- **Task brief**
Pictures stay out of the copy; set down each line of the listing below exactly.

* * *

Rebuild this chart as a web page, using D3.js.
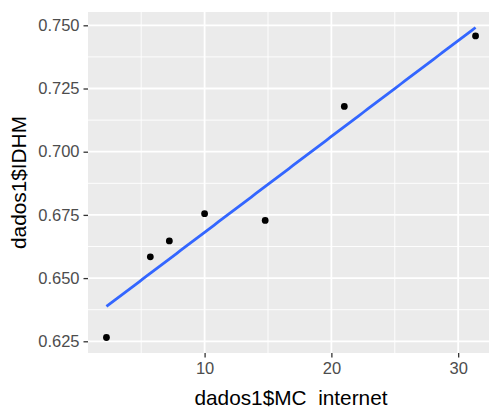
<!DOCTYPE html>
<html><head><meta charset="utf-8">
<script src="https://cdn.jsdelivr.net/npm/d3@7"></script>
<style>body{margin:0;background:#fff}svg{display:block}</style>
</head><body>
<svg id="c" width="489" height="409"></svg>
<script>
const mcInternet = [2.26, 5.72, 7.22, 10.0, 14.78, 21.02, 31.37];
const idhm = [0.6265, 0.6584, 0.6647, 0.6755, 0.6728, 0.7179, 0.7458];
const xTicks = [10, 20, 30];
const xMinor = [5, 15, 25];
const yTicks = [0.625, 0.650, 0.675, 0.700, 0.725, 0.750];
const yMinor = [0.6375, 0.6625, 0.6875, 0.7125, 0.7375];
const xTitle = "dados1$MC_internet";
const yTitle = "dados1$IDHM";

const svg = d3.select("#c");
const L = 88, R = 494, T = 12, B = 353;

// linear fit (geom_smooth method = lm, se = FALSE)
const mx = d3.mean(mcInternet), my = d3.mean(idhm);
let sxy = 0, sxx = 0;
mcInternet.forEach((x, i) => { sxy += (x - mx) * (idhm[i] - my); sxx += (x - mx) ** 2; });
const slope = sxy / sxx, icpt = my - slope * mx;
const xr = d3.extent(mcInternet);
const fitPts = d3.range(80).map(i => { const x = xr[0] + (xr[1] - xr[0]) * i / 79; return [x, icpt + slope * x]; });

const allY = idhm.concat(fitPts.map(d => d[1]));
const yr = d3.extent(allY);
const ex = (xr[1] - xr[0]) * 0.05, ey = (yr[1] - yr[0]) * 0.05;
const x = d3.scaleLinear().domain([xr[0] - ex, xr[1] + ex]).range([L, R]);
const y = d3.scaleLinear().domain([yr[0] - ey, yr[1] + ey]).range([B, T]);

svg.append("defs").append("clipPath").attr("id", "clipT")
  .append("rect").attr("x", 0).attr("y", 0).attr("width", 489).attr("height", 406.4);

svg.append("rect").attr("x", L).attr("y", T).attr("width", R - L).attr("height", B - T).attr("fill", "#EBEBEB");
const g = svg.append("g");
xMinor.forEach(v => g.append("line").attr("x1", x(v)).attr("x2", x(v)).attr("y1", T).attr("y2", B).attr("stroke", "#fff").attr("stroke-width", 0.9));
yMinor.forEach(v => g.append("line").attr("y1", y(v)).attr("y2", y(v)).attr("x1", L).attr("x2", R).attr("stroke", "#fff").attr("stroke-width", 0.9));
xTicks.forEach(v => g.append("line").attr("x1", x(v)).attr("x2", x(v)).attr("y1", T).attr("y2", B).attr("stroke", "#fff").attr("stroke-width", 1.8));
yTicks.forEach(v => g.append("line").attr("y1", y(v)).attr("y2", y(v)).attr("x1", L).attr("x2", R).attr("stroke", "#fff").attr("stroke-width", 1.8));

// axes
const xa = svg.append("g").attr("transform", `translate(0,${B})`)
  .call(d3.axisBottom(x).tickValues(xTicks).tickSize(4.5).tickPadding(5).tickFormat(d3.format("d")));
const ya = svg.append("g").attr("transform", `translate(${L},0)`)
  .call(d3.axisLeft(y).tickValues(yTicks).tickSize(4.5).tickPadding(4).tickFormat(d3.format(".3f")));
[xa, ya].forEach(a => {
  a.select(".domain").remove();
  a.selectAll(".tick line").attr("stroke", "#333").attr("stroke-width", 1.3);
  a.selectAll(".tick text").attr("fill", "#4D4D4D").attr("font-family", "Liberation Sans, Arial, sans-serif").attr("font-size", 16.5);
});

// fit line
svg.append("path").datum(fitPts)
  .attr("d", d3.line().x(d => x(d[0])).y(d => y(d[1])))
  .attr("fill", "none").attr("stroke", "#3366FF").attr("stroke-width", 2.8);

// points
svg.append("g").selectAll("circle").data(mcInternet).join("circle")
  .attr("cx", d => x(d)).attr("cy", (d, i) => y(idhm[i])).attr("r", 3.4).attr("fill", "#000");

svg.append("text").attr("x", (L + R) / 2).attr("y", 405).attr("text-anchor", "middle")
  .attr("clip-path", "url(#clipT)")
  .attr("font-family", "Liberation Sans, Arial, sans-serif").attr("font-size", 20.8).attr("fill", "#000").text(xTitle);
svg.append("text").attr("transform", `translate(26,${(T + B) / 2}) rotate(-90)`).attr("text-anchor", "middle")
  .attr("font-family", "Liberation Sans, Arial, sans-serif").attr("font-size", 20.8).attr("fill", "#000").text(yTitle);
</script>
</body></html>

* * *

- **Solution to this task**
Rebuild this chart as a web page, using D3.js.
<!DOCTYPE html>
<html><head><meta charset="utf-8">
<script src="https://cdn.jsdelivr.net/npm/d3@7"></script>
<style>body{margin:0;background:#fff}svg{display:block}</style>
</head><body>
<svg id="c" width="489" height="409"></svg>
<script>
const mcInternet = [2.26, 5.72, 7.22, 10.0, 14.78, 21.02, 31.37];
const idhm = [0.6265, 0.6584, 0.6647, 0.6755, 0.6728, 0.7179, 0.7458];
const xTicks = [10, 20, 30];
const xMinor = [5, 15, 25];
const yTicks = [0.625, 0.650, 0.675, 0.700, 0.725, 0.750];
const yMinor = [0.6375, 0.6625, 0.6875, 0.7125, 0.7375];
const xTitle = "dados1$MC_internet";
const yTitle = "dados1$IDHM";

const svg = d3.select("#c");
const L = 88, R = 494, T = 12, B = 353;

// linear fit (geom_smooth method = lm, se = FALSE)
const mx = d3.mean(mcInternet), my = d3.mean(idhm);
let sxy = 0, sxx = 0;
mcInternet.forEach((x, i) => { sxy += (x - mx) * (idhm[i] - my); sxx += (x - mx) ** 2; });
const slope = sxy / sxx, icpt = my - slope * mx;
const xr = d3.extent(mcInternet);
const fitPts = d3.range(80).map(i => { const x = xr[0] + (xr[1] - xr[0]) * i / 79; return [x, icpt + slope * x]; });

const allY = idhm.concat(fitPts.map(d => d[1]));
const yr = d3.extent(allY);
const ex = (xr[1] - xr[0]) * 0.05, ey = (yr[1] - yr[0]) * 0.05;
const x = d3.scaleLinear().domain([xr[0] - ex, xr[1] + ex]).range([L, R]);
const y = d3.scaleLinear().domain([yr[0] - ey, yr[1] + ey]).range([B, T]);

svg.append("defs").append("clipPath").attr("id", "clipT")
  .append("rect").attr("x", 0).attr("y", 0).attr("width", 489).attr("height", 406.4);

svg.append("rect").attr("x", L).attr("y", T).attr("width", R - L).attr("height", B - T).attr("fill", "#EBEBEB");
const g = svg.append("g");
xMinor.forEach(v => g.append("line").attr("x1", x(v)).attr("x2", x(v)).attr("y1", T).attr("y2", B).attr("stroke", "#fff").attr("stroke-width", 0.9));
yMinor.forEach(v => g.append("line").attr("y1", y(v)).attr("y2", y(v)).attr("x1", L).attr("x2", R).attr("stroke", "#fff").attr("stroke-width", 0.9));
xTicks.forEach(v => g.append("line").attr("x1", x(v)).attr("x2", x(v)).attr("y1", T).attr("y2", B).attr("stroke", "#fff").attr("stroke-width", 1.8));
yTicks.forEach(v => g.append("line").attr("y1", y(v)).attr("y2", y(v)).attr("x1", L).attr("x2", R).attr("stroke", "#fff").attr("stroke-width", 1.8));

// axes
const xa = svg.append("g").attr("transform", `translate(0,${B})`)
  .call(d3.axisBottom(x).tickValues(xTicks).tickSize(4.5).tickPadding(5).tickFormat(d3.format("d")));
const ya = svg.append("g").attr("transform", `translate(${L},0)`)
  .call(d3.axisLeft(y).tickValues(yTicks).tickSize(4.5).tickPadding(4).tickFormat(d3.format(".3f")));
[xa, ya].forEach(a => {
  a.select(".domain").remove();
  a.selectAll(".tick line").attr("stroke", "#333").attr("stroke-width", 1.3);
  a.selectAll(".tick text").attr("fill", "#4D4D4D").attr("font-family", "Liberation Sans, Arial, sans-serif").attr("font-size", 16.5);
});

// fit line
svg.append("path").datum(fitPts)
  .attr("d", d3.line().x(d => x(d[0])).y(d => y(d[1])))
  .attr("fill", "none").attr("stroke", "#3366FF").attr("stroke-width", 2.8);

// points
svg.append("g").selectAll("circle").data(mcInternet).join("circle")
  .attr("cx", d => x(d)).attr("cy", (d, i) => y(idhm[i])).attr("r", 3.4).attr("fill", "#000");

svg.append("text").attr("x", (L + R) / 2).attr("y", 405).attr("text-anchor", "middle")
  .attr("clip-path", "url(#clipT)")
  .attr("font-family", "Liberation Sans, Arial, sans-serif").attr("font-size", 20.8).attr("fill", "#000").text(xTitle);
svg.append("text").attr("transform", `translate(26,${(T + B) / 2}) rotate(-90)`).attr("text-anchor", "middle")
  .attr("font-family", "Liberation Sans, Arial, sans-serif").attr("font-size", 20.8).attr("fill", "#000").text(yTitle);
</script>
</body></html>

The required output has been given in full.